In this thesis, we develop theoretical foundations of the theory of dynamic risk measures for controlled stochastic processes, and we apply our theory to Markov decision processes (MDP) and partially observable Markov decision processes (POMDP).

We consider a new class of dynamic risk measures for controlled discrete-time stochastic processes, which we call process-based. By introducing a new concept of stochastic conditional time consistency, we derive the structure of process-based risk measures enjoying this property. It is shown that such risk measures can be equivalently represented by a collection of static law-invariant risk measures on the space of functions of the state of the base process.

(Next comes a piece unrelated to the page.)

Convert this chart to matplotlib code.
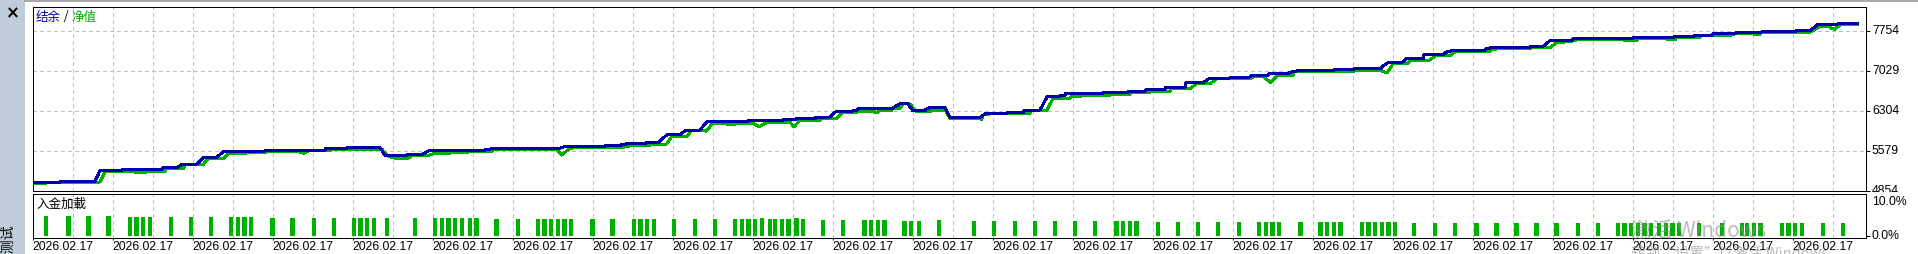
import matplotlib
matplotlib.use('Agg')
import matplotlib.pyplot as plt
import matplotlib.transforms as mtransforms
from matplotlib.patches import Rectangle
from matplotlib.lines import Line2D
import numpy as np

plt.rcParams['lines.scale_dashes'] = False

# balance curve: time (minutes from 00:00) and value
bal_t = [0, 20.6, 21.4, 46.9, 50.6, 66.4, 67.1, 96.9, 97.7, 108.2,
         111.9, 123.2, 128.1, 138.2, 143.1, 174.4, 175.1, 219.4, 220.1, 235.7,
         236.4, 260.6, 264.4, 280.7, 281.4, 291.9, 296.9, 326.9, 327.4, 339.4,
         340.1, 343.1, 343.9, 395.6, 396.4, 397.9, 398.6, 428.6, 429.4, 440.6,
         441.4, 444.4, 445.1, 459.4, 460.1, 469.1, 475.7, 485.6, 489.4, 500.6,
         505.7, 535.7, 536.4, 561.9, 562.7, 571.9, 572.6, 586.9, 587.6, 598.1,
         601.9, 614.4, 615.2, 618.2, 618.9, 644.4, 650.6, 656.6, 660.4, 669.4,
         670.1, 673.1, 684.4, 688.1, 710.6, 714.4, 730.1, 730.9, 742.9, 743.6,
         745.9, 755.6, 760.9, 770.6, 771.4, 774.4, 775.1, 802.9, 803.6, 821.6,
         822.4, 834.4, 835.1, 849.4, 850.1, 864.4, 865.1, 877.9, 883.1, 898.1,
         898.9, 913.1, 913.9, 926.6, 927.4, 940.9, 945.4, 950.6, 975.4, 976.1,
         990.4, 991.1, 1010.6, 1015.9, 1026.9, 1030.6, 1043.1, 1043.6, 1058.1, 1061.9,
         1089.4, 1090.1, 1093.1, 1093.9, 1123.1, 1123.9, 1133.1, 1138.1, 1154.4, 1155.2,
         1199.4, 1200.2, 1230.6, 1231.4, 1245.6, 1246.4, 1259.4, 1260.2, 1276.9, 1277.6,
         1295.6, 1296.4, 1321.9, 1322.6, 1333.1, 1338.4, 1352.6, 1353.4, 1368.4]
bal_v = [4995, 4995, 5026, 5026, 5213, 5213, 5231, 5231, 5262, 5262,
         5329, 5334, 5449, 5456, 5557, 5570, 5588, 5588, 5619, 5619,
         5637, 5637, 5485, 5485, 5503, 5503, 5570, 5570, 5588, 5588,
         5601, 5601, 5612, 5612, 5637, 5637, 5648, 5648, 5666, 5666,
         5679, 5679, 5702, 5702, 5720, 5720, 5860, 5860, 5938, 5951,
         6096, 6101, 6114, 6114, 6132, 6132, 6150, 6150, 6186, 6186,
         6277, 6277, 6300, 6300, 6337, 6337, 6425, 6422, 6300, 6300,
         6326, 6355, 6355, 6181, 6181, 6241, 6241, 6264, 6264, 6295,
         6313, 6313, 6549, 6554, 6580, 6580, 6616, 6616, 6634, 6634,
         6652, 6652, 6688, 6688, 6725, 6725, 6808, 6808, 6893, 6893,
         6911, 6911, 6935, 6935, 6966, 6966, 7015, 7025, 7025, 7044,
         7044, 7062, 7062, 7165, 7170, 7243, 7243, 7315, 7323, 7382,
         7388, 7431, 7431, 7450, 7450, 7468, 7468, 7569, 7576, 7600,
         7600, 7623, 7623, 7649, 7649, 7667, 7667, 7691, 7691, 7709,
         7709, 7727, 7727, 7745, 7745, 7854, 7854, 7872, 7872]

# equity curve
eq_t = [0, 9.4, 10.1, 20.6, 21.4, 50.6, 54.4, 76.9, 77.6, 84.4,
        85.1, 99.4, 100.1, 112.9, 114.4, 127.9, 131.6, 142.9, 146.6, 159.4,
        160.1, 174.4, 175.1, 200.6, 203.6, 206.6, 223.1, 223.9, 262.1, 266.6,
        271.9, 281.6, 284.6, 296.6, 300.4, 306.1, 313.6, 327.1, 343.1, 346.9,
        393.1, 397.1, 403.1, 440.6, 448.1, 460.1, 475.6, 479.4, 490.6, 494.4,
        505.6, 509.4, 515.6, 523.1, 540.4, 544.9, 550.9, 568.1, 571.1, 575.6,
        590.6, 591.4, 603.1, 606.9, 618.1, 618.9, 630.4, 633.4, 635.6, 644.4,
        645.2, 650.6, 652.9, 658.1, 663.1, 673.1, 673.9, 684.4, 688.1, 709.1,
        711.9, 712.9, 718.1, 733.1, 733.9, 748.1, 748.9, 755.6, 756.4, 760.6,
        765.4, 778.1, 778.9, 785.6, 786.4, 808.1, 808.9, 823.1, 823.9, 838.1,
        838.9, 853.1, 853.9, 868.1, 873.1, 883.1, 888.1, 913.1, 915.4, 922.9,
        928.6, 934.1, 945.4, 945.6, 950.6, 985.6, 985.9, 990.4, 991.1, 1010.6,
        1015.9, 1020.4, 1030.6, 1034.4, 1048.1, 1051.9, 1063.1, 1066.9, 1093.1, 1093.9,
        1096.9, 1097.6, 1123.1, 1123.9, 1138.1, 1143.1, 1154.4, 1155.4, 1158.1, 1193.1,
        1195.1, 1202.6, 1204.1, 1225.6, 1228.1, 1231.9, 1233.1, 1250.6, 1251.4, 1273.1,
        1276.9, 1290.4, 1291.9, 1295.6, 1296.4, 1333.1, 1340.6, 1346.6, 1350.4, 1351.9,
        1355.6, 1368.4]
eq_v = [4977, 4977, 4990, 4990, 5008, 5008, 5195, 5195, 5177, 5177,
        5202, 5202, 5244, 5244, 5322, 5322, 5430, 5430, 5516, 5516,
        5539, 5539, 5552, 5552, 5528, 5570, 5570, 5594, 5600, 5479,
        5438, 5438, 5485, 5485, 5521, 5516, 5534, 5552, 5552, 5601,
        5601, 5497, 5624, 5630, 5661, 5673, 5697, 5836, 5836, 5938,
        5932, 6059, 6072, 6054, 6077, 6010, 6090, 6090, 6010, 6126,
        6126, 6155, 6155, 6259, 6259, 6290, 6290, 6264, 6308, 6308,
        6344, 6344, 6422, 6422, 6277, 6277, 6313, 6313, 6168, 6168,
        6145, 6222, 6241, 6241, 6253, 6253, 6295, 6295, 6300, 6300,
        6525, 6525, 6554, 6554, 6572, 6572, 6598, 6598, 6627, 6627,
        6657, 6657, 6699, 6699, 6790, 6790, 6875, 6880, 6911, 6917,
        6815, 6947, 6947, 7007, 7015, 7015, 7002, 7002, 7033, 7033,
        6984, 7147, 7147, 7219, 7219, 7292, 7292, 7370, 7370, 7406,
        7406, 7424, 7424, 7437, 7437, 7540, 7551, 7576, 7582, 7582,
        7569, 7569, 7600, 7600, 7582, 7582, 7623, 7623, 7660, 7660,
        7696, 7696, 7685, 7685, 7721, 7721, 7830, 7830, 7781, 7781,
        7854, 7854]

# deposit load bars: time (minutes) and load (%)
bar_t = [10, 27, 42, 57, 73, 78, 83, 88, 104, 119,
         134, 149, 154, 159, 164, 180, 195, 211, 226, 241,
         246, 251, 256, 266, 287, 302, 307, 312, 317, 322,
         328, 333, 348, 364, 379, 384, 389, 394, 399, 404,
         420, 435, 451, 456, 461, 466, 481, 497, 512, 527,
         532, 537, 542, 547, 553, 557, 562, 567, 573, 578,
         593, 608, 624, 629, 634, 639, 654, 659, 665, 680,
         706, 721, 737, 752, 767, 782, 797, 813, 818, 823,
         828, 844, 859, 874, 889, 905, 920, 925, 930, 935,
         951, 966, 971, 976, 981, 997, 1002, 1007, 1012, 1017,
         1022, 1036, 1052, 1067, 1083, 1098, 1113, 1128, 1143, 1159,
         1174, 1189, 1194, 1199, 1204, 1209, 1214, 1220, 1225, 1230,
         1235, 1250, 1267, 1282, 1286, 1291, 1296, 1312, 1317, 1322,
         1327, 1343, 1358]
bar_h = ([5.8] * 4 + [5.65] * 4 + [5.55] * 7 + [5.35] * 9 + [5.2] * 8 + [5.1] * 14 +
         [5.0, 5.0, 5.0, 5.05, 5.05, 5.05, 5.05, 5.25, 5.05, 5.05, 5.05, 5.05, 5.25, 5.0] +
         [4.85] * 2 + [4.6] * 4 + [4.45] * 3 + [4.65] + [4.5] * 7 + [4.37] * 4 +
         [4.27] * 9 + [4.15] * 11 + [3.95] * 32)

y_ticks = [4854, 5579, 6304, 7029, 7754]
load_ticks = [0, 10]
load_labels = ['0.0%', '10.0%']
date_label = '2026.02.17'
hours = np.arange(0, 23)

BLUE = '#0000A8'
GREEN = '#00B000'
GRID = '#C0C0C0'
CJK = ['Noto Sans CJK SC', 'DejaVu Sans']
NUM = 'Liberation Sans'

W, H = 1918, 254
fig = plt.figure(figsize=(W / 100, H / 100), dpi=100)
fig.patch.set_facecolor('white')


def fx(px):
    return px / W


def fy(py):
    return 1 - py / H


ax = fig.add_axes([fx(32.5), fy(190.5), 1833 / W, 184 / H])
ax2 = fig.add_axes([fx(32.5), fy(237.5), 1833 / W, 44 / H])

xmax = 1833 * 0.75
for a in (ax, ax2):
    a.set_xlim(0, xmax)
    for s in a.spines.values():
        s.set_linewidth(0.72)
        s.set_color('black')
    for t in np.arange(30, xmax, 30):
        a.axvline(t, color=GRID, lw=0.72, ls=(0, (2.2, 2.2)), zorder=0.5, antialiased=False)

ax.set_ylim(4854, 4854 + 184 * 18.125)
for v in y_ticks[1:]:
    ax.axhline(v, color=GRID, lw=0.72, ls=(0, (2.2, 2.2)), zorder=0.5, antialiased=False)

ax.plot(eq_t, eq_v, color=GREEN, lw=1.44, antialiased=False, zorder=3)
ax.plot(bal_t, bal_v, color=BLUE, lw=1.44, antialiased=False, zorder=4)

ax.set_xticks([])
ax.yaxis.tick_right()
ax.set_yticks(y_ticks)
ax.tick_params(axis='y', direction='out', length=3, width=0.72, labelright=False)

off = mtransforms.ScaledTranslation(6.5 / 100, 0, fig.dpi_scale_trans)
clip = mtransforms.Bbox.from_extents(1866, H - 192.3, W, H)
for v in y_ticks:
    t = ax.text(1, v, str(v), transform=ax.get_yaxis_transform() + off,
                ha='left', va='center', fontsize=8.8, family=NUM, clip_on=False)
    if v == y_ticks[0]:
        t.set_clip_box(clip)
        t.set_clip_on(True)

# deposit load panel
ax2.set_ylim(-0.38, 12.45)
ax2.bar(bar_t, bar_h, width=3.4, color=GREEN, lw=0, antialiased=False, zorder=2)
ax2.yaxis.tick_right()
ax2.set_yticks([0])
ax2.tick_params(axis='y', direction='out', length=3, width=0.72, labelright=False)
for v, s in zip(load_ticks, load_labels):
    ax2.text(1, v, s, transform=ax2.get_yaxis_transform() + off,
             ha='left', va='center', fontsize=8.8, family=NUM)

ax2.set_xticks(hours * 60)
ax2.set_xticklabels([date_label] * len(hours), ha='left', fontsize=8.8, family=NUM)
ax2.tick_params(axis='x', direction='out', length=1.44, width=0.72, pad=0.8)

# titles
r = fig.canvas.get_renderer()
x = fx(36)
for s, c in [('结余', BLUE), (' / ', 'black'), ('净值', GREEN)]:
    t = fig.text(x, fy(17), s, color=c, fontsize=9, family=CJK, va='center', ha='left')
    x = t.get_window_extent(r).x1 / W
fig.text(fx(36), fy(204), '入金加載', fontsize=9, family=CJK, va='center', ha='left')

# side bar of the terminal window
fig.add_artist(Rectangle((0, 0), fx(25), 1, transform=fig.transFigure,
                         facecolor='#BFCCDA', edgecolor='none', zorder=0))
fig.add_artist(Line2D([fx(25), 1], [fy(1.2), fy(1.2)], transform=fig.transFigure,
                      color='#A8A8A8', lw=1.44))
fig.text(fx(13), fy(13.5), '×', fontsize=12, fontweight='bold', ha='center', va='center',
         family='DejaVu Sans')
fig.text(fx(8.5), fy(224), '策略测试', fontsize=10, family=CJK, rotation=90,
         ha='center', va='top')

# windows watermark
fig.text(fx(1631), fy(231), '激活 Windows', fontsize=15, family=CJK, color='#8C8C8C',
         alpha=0.6, va='center', ha='left', zorder=10)
fig.text(fx(1631), fy(247), '转到“设置”以激活 Windows。', fontsize=10.5, family=CJK,
         color='#8C8C8C', alpha=0.6, va='top', ha='left', zorder=10)

fig.savefig('out.png', dpi=100)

The results are first specialized to Markov decision problems (MDP), in which we use process-based dynamic risk measures to evaluate control policies. We derive the refined structure of risk measures for this kind of problems, along with the associated dynamic programming equations.

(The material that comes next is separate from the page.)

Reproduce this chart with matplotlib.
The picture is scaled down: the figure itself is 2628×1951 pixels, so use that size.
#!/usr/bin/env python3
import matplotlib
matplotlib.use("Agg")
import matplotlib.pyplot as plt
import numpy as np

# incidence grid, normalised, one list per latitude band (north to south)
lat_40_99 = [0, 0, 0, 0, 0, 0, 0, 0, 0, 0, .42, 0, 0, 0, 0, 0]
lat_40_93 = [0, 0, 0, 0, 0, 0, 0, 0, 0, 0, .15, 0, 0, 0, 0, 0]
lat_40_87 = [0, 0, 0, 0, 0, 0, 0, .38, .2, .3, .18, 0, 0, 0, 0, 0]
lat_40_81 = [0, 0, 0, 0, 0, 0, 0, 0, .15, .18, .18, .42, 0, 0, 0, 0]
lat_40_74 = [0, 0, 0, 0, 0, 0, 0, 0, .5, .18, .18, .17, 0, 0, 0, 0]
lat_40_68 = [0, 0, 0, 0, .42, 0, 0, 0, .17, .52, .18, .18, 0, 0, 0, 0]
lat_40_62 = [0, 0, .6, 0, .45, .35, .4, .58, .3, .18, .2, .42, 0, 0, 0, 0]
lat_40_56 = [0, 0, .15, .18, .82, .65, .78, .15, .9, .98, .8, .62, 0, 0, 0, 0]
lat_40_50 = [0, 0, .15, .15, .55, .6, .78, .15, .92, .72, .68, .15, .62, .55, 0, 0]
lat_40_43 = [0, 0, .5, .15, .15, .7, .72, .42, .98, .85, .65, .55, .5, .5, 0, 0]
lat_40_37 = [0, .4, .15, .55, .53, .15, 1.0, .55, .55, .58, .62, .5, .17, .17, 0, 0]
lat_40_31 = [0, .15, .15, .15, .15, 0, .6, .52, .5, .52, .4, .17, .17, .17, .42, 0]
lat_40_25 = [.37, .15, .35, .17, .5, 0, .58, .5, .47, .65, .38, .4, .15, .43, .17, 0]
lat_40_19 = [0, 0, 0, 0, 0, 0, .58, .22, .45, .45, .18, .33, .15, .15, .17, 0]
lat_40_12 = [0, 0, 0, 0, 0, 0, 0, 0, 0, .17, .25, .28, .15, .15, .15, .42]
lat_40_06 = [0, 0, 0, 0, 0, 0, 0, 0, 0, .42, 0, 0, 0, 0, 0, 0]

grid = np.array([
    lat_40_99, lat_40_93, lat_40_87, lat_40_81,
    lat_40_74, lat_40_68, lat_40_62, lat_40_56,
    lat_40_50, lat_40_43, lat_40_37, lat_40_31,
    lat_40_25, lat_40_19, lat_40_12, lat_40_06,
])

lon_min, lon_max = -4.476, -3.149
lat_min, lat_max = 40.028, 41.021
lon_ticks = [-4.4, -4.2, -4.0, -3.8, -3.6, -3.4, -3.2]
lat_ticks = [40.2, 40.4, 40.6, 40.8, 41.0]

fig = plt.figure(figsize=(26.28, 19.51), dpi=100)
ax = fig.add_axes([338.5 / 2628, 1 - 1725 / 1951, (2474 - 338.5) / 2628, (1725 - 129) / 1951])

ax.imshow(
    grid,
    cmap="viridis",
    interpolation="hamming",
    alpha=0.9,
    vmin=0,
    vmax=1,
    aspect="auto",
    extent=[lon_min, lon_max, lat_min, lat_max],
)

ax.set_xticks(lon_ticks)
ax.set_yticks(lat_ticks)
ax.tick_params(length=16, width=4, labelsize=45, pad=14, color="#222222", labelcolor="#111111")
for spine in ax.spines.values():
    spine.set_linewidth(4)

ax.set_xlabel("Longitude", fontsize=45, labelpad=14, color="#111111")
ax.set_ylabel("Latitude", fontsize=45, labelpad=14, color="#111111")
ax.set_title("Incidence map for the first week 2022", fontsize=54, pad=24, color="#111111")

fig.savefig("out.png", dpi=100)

We then specialize our theory to partially observable Markov decision problems (POMDP). Compared to MDP, in POMDP we can only observe part of the state, and we need to infer the rest of the state conditional on our observations. We derive that the stochastically conditionally time-consistent dynamic risk measures can be represented by a sequence of law-invariant risk measures on the space of function of the observable part of the state. The corresponding dynamic programming equations are also derived.

Finally, as an application to our theory on POMDP, we study a model for machine deterioration problem.